Thank you so much. I can’t believe that iPython gives me

I don’t even know about there’s a dim param in the log_softmax function.

colesbury · November 2, 2017, 2:27am

The dim parameter is new and will be in the next release. The docs are fixed too. Here’s what it says in master, if you build from source:

In [5]: ?torch.nn.functional.log_softmax
Signature: torch.nn.functional.log_softmax(input, dim=None, _stacklevel=3)
Docstring:
Applies a softmax followed by a logarithm.

While mathematically equivalent to log(softmax(x)), doing these two
operations separately is slower, and numerically unstable. This function
uses an alternative formulation to compute the output and gradient correctly.

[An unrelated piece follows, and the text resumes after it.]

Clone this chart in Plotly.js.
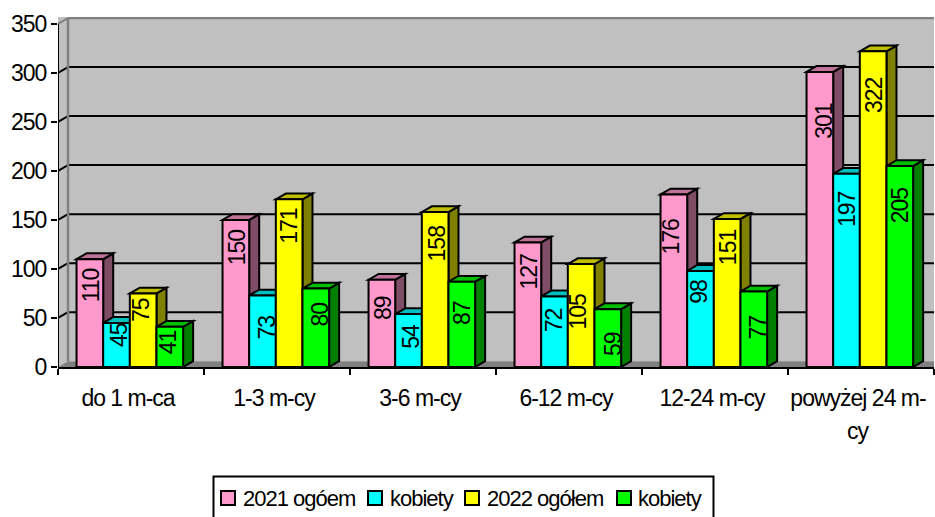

See :class:`~torch.nn.LogSoftmax` for more details.

Arguments:
    input (Variable): input
    dim (int): A dimension along which log_softmax will be computed.
File:      /data/users/sgross/pytorch/torch/nn/functional.py
Type:      function

You can always use docs.pytorch.org

Vanjoy · November 2, 2017, 2:38am

Thank you for you information.

Albert_Chen · July 22, 2018, 1:58pm

Yes, according to the official website
CrossEntroyLoss definition
they are equivalent

Oleksandra_Sopova · November 29, 2018, 5:57pm

Could you elaborate on “log_softmax gives different results depending on shape”? I’ve printed the shapes and they look the same.

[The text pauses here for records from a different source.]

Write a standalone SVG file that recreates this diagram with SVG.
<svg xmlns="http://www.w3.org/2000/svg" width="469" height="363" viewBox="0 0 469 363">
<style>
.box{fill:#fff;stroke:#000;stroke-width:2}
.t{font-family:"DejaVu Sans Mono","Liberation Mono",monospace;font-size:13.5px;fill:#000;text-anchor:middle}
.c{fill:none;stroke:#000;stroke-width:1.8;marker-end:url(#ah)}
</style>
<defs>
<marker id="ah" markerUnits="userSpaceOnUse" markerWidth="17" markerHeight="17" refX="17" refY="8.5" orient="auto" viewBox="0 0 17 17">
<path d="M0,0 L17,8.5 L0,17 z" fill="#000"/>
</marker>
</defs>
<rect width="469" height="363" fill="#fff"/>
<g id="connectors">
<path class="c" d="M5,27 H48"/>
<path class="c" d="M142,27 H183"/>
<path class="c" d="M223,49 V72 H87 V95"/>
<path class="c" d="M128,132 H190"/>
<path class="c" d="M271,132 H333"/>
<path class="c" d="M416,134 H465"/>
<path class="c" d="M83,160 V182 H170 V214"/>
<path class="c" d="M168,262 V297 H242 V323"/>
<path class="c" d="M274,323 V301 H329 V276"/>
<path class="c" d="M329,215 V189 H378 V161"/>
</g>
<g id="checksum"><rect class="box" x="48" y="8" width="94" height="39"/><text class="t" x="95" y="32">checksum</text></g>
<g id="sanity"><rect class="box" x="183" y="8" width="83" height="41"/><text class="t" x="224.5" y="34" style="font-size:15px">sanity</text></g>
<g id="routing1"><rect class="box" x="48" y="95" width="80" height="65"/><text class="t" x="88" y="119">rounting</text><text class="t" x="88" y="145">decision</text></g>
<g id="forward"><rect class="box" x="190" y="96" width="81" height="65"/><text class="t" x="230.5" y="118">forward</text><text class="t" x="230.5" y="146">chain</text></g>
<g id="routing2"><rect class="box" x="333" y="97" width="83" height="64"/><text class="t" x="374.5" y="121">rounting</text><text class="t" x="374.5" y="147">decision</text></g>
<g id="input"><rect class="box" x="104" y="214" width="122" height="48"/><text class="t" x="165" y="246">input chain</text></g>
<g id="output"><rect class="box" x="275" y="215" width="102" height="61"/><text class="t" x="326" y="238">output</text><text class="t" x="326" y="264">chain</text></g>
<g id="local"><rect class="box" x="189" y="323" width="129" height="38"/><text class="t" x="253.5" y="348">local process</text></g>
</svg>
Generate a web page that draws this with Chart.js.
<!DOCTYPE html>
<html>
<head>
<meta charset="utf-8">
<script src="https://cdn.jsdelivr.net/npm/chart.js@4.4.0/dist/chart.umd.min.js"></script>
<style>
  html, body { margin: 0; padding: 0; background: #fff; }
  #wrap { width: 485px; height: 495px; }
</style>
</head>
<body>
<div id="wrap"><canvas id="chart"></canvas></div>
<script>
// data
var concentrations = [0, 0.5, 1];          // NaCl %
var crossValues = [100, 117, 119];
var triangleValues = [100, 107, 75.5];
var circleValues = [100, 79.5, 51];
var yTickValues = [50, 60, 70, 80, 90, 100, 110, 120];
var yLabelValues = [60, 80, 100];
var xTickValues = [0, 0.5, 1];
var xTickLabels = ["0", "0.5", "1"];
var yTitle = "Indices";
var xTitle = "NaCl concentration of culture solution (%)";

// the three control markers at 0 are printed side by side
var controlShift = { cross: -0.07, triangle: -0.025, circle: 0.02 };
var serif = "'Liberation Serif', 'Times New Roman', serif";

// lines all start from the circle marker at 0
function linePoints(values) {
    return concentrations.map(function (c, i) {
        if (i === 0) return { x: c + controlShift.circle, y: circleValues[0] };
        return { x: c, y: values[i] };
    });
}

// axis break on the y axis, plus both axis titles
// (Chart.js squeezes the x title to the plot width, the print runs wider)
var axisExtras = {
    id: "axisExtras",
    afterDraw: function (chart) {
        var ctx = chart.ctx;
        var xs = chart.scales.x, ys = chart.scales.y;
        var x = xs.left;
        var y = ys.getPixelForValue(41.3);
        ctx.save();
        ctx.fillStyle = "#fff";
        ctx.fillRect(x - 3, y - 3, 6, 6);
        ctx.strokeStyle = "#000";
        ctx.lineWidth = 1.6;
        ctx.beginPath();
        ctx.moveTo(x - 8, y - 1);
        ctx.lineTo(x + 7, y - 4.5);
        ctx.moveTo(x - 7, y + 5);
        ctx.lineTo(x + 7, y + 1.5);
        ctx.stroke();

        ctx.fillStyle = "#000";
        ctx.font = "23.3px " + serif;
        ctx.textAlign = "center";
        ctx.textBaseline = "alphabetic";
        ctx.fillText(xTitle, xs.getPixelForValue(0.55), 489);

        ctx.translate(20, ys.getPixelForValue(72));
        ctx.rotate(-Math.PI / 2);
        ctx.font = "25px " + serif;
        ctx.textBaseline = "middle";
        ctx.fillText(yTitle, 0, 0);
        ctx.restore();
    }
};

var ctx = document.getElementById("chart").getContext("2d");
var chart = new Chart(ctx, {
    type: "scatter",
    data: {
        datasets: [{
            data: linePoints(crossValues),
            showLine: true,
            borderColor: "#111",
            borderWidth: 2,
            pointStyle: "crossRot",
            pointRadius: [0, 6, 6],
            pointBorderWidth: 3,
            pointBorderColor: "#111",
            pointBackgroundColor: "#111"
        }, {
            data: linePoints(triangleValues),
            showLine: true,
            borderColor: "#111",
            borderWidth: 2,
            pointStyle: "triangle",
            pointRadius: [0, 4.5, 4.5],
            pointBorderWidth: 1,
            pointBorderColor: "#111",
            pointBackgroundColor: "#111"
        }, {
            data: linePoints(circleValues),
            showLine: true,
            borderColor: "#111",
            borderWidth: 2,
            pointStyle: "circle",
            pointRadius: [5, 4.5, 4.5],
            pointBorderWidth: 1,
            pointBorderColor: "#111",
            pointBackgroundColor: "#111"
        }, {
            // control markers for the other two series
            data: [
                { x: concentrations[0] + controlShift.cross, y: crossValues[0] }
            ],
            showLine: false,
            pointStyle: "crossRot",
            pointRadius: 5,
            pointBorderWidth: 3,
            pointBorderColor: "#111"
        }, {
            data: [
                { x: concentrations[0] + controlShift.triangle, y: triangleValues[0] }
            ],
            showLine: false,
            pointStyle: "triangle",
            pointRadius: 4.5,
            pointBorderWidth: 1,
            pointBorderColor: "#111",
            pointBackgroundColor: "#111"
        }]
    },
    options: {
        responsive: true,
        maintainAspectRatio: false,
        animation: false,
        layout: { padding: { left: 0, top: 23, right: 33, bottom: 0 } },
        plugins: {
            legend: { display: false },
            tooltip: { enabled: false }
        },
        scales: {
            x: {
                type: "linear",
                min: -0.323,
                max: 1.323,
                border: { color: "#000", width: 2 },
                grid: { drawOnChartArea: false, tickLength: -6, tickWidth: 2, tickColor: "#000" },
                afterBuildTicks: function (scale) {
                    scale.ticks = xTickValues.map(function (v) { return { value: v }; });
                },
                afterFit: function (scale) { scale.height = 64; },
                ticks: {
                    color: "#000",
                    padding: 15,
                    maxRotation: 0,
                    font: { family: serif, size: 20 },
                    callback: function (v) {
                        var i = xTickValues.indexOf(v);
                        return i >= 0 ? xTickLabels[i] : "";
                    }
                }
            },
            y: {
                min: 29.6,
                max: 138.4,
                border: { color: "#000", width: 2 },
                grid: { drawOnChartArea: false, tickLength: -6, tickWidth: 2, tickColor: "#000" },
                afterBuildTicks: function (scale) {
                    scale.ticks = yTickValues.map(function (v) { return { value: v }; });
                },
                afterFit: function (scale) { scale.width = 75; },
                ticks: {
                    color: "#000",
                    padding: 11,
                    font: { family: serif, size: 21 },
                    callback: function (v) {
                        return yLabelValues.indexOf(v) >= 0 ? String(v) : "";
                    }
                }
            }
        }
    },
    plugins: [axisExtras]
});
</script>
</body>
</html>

bigc · October 22, 2022, 7:13am

This code works for me:

You need to specify o = F.log_softmax(o, dim=-1)


import numpy as np
import torch
import torch.nn.functional as F
from torch import nn
from torch.autograd import Variable


class Net(nn.Module):

    def __init__(self, n_features, n_hiddens, n_classes):
        super(Net, self).__init__()
        self.gru = torch.nn.GRU(n_features, n_hiddens)
        self.linear = torch.nn.Linear(n_hiddens, n_classes)

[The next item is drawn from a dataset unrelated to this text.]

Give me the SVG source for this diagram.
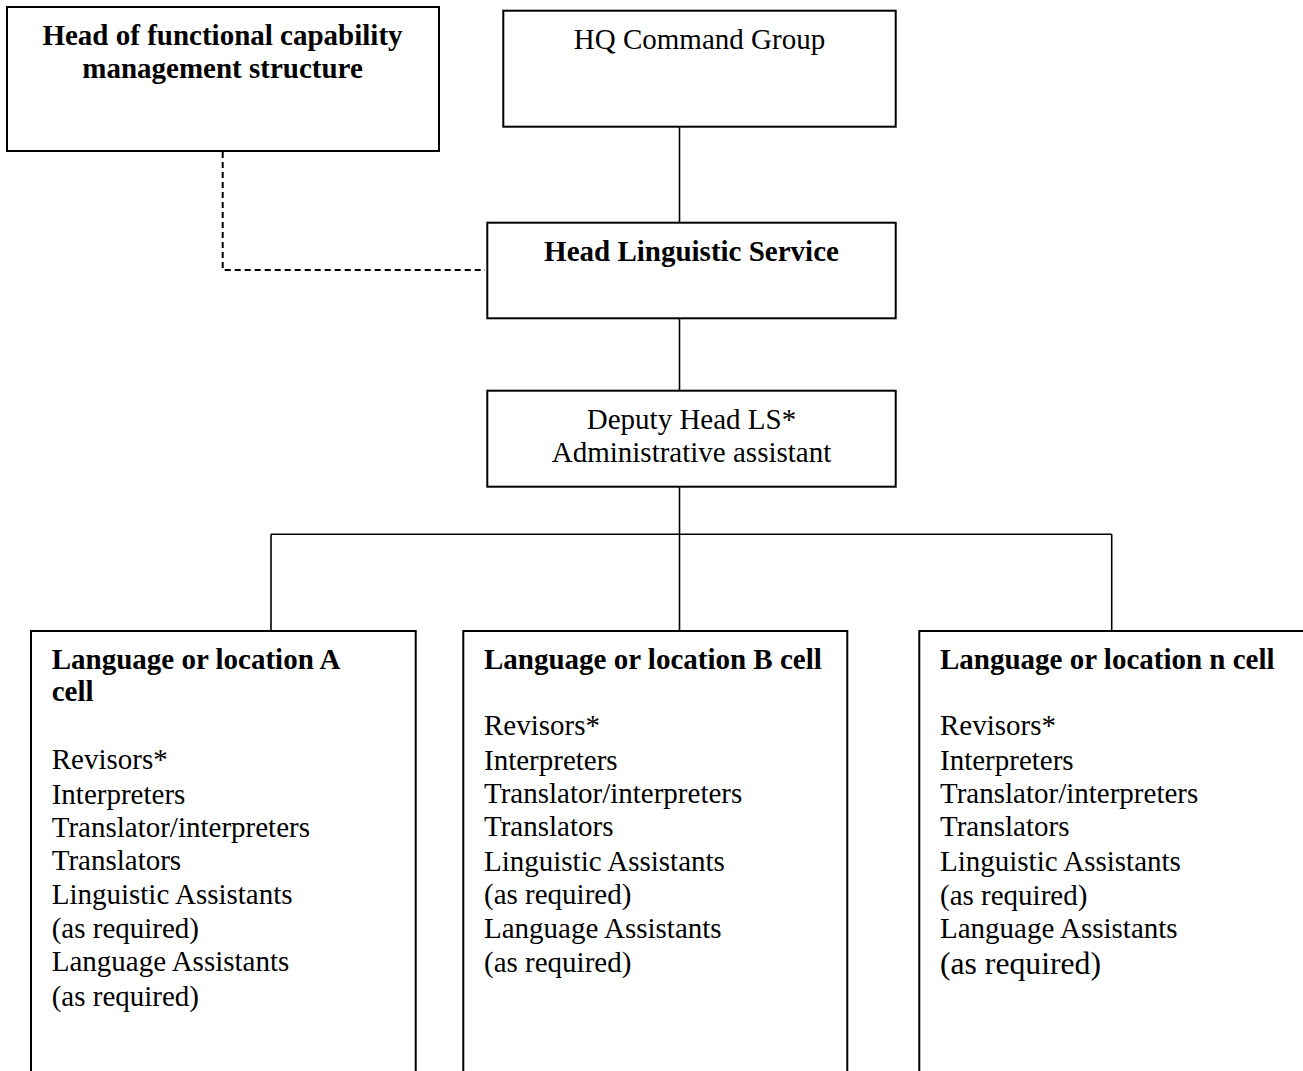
<svg xmlns="http://www.w3.org/2000/svg" width="1303" height="1071" viewBox="0 0 1303 1071">
<style>
.box{fill:#fff;stroke:#000;stroke-width:2}
.t{font-family:"Liberation Serif","Times New Roman",serif;font-size:29px;fill:#000}
.b{font-weight:bold}
.c{text-anchor:middle}
.ln{fill:none;stroke:#000;stroke-width:1.6}
.dash{fill:none;stroke:#000;stroke-width:2;stroke-dasharray:6 4}
</style>
<rect width="1303" height="1071" fill="#fff"/>
<g id="connectors">
<path class="dash" d="M222.7,152 V270 H485"/>
<line class="ln" x1="679.5" y1="126.7" x2="679.5" y2="222.7"/>
<line class="ln" x1="679.5" y1="318.3" x2="679.5" y2="390.7"/>
<line class="ln" x1="679.5" y1="486.7" x2="679.5" y2="534.3"/>
<line class="ln" x1="271" y1="534.3" x2="1111.7" y2="534.3"/>
<line class="ln" x1="271" y1="534.3" x2="271" y2="631"/>
<line class="ln" x1="679.5" y1="534.3" x2="679.5" y2="631"/>
<line class="ln" x1="1111.7" y1="534.3" x2="1111.7" y2="631"/>
</g>
<g id="head-functional">
<rect class="box" x="7" y="7" width="432" height="144"/>
<text class="t b c" x="222.5" y="45">Head of functional capability</text>
<text class="t b c" x="222.5" y="78">management structure</text>
</g>
<g id="hq-command">
<rect class="box" x="503.3" y="10.7" width="392.4" height="116"/>
<text class="t c" x="699.5" y="49.3">HQ Command Group</text>
</g>
<g id="head-ls">
<rect class="box" x="487.3" y="222.7" width="408.4" height="95.6"/>
<text class="t b c" x="691.5" y="260.7">Head Linguistic Service</text>
</g>
<g id="deputy">
<rect class="box" x="487.3" y="390.7" width="408.4" height="96"/>
<text class="t c" x="691.5" y="428.7">Deputy Head LS*</text>
<text class="t c" x="691.5" y="462.3">Administrative assistant</text>
</g>
<g id="cell-a">
<path class="box" d="M31,1075 V631 H415.7 V1075"/>
<text class="t b" x="51.7" y="669.3">Language or location A</text>
<text class="t b" x="51.7" y="701">cell</text>
<text class="t" x="51.7" y="769.3">Revisors*</text>
<text class="t" x="51.7" y="803.7">Interpreters</text>
<text class="t" x="51.7" y="837">Translator/interpreters</text>
<text class="t" x="51.7" y="870.3">Translators</text>
<text class="t" x="51.7" y="904.3">Linguistic Assistants</text>
<text class="t" x="51.7" y="937.7">(as required)</text>
<text class="t" x="51.7" y="971">Language Assistants</text>
<text class="t" x="51.7" y="1005.7">(as required)</text>
</g>
<g id="cell-b">
<path class="box" d="M463.3,1075 V631 H847.3 V1075"/>
<text class="t b" x="484" y="669.3">Language or location B cell</text>
<text class="t" x="484" y="735">Revisors*</text>
<text class="t" x="484" y="769.7">Interpreters</text>
<text class="t" x="484" y="803">Translator/interpreters</text>
<text class="t" x="484" y="836.3">Translators</text>
<text class="t" x="484" y="870.7">Linguistic Assistants</text>
<text class="t" x="484" y="904.3">(as required)</text>
<text class="t" x="484" y="938.3">Language Assistants</text>
<text class="t" x="484" y="972.3">(as required)</text>
</g>
<g id="cell-n">
<path class="box" d="M919.3,1075 V631 H1310"/>
<text class="t b" x="940" y="669">Language or location n cell</text>
<text class="t" x="940" y="735">Revisors*</text>
<text class="t" x="940" y="769.7">Interpreters</text>
<text class="t" x="940" y="803">Translator/interpreters</text>
<text class="t" x="940" y="836.3">Translators</text>
<text class="t" x="940" y="870.7">Linguistic Assistants</text>
<text class="t" x="940" y="905">(as required)</text>
<text class="t" x="940" y="938.3">Language Assistants</text>
<text class="t" x="940" y="974" style="font-size:31.7px">(as required)</text>
</g>
</svg>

    def forward(self, x, flag=True):
        o, h = self.gru(x)
        o = self.linear(o)

        if flag:
            o = F.log_softmax(o, dim=-1)

        return o


n_steps = 10
n_classes = 100
mb_size = 32
n_features = 50
n_hiddens = 60

net = Net(n_features, n_hiddens, n_classes)

loss1 = torch.nn.NLLLoss(size_average=False)
loss2 = torch.nn.CrossEntropyLoss(size_average=False)

x = Variable(torch.rand(n_steps, mb_size, n_features))
y = Variable(
    torch.LongTensor(np.random.randint(0, n_classes, (n_steps, mb_size))))

logits1 = net(x, flag=True).view(-1, n_classes)
logits2 = net(x, flag=False).view(-1, n_classes)

loss_val1 = loss1(logits1, y.view(-1))
loss_val2 = loss2(logits2, y.view(-1))

print(loss_val1)
print(loss_val2)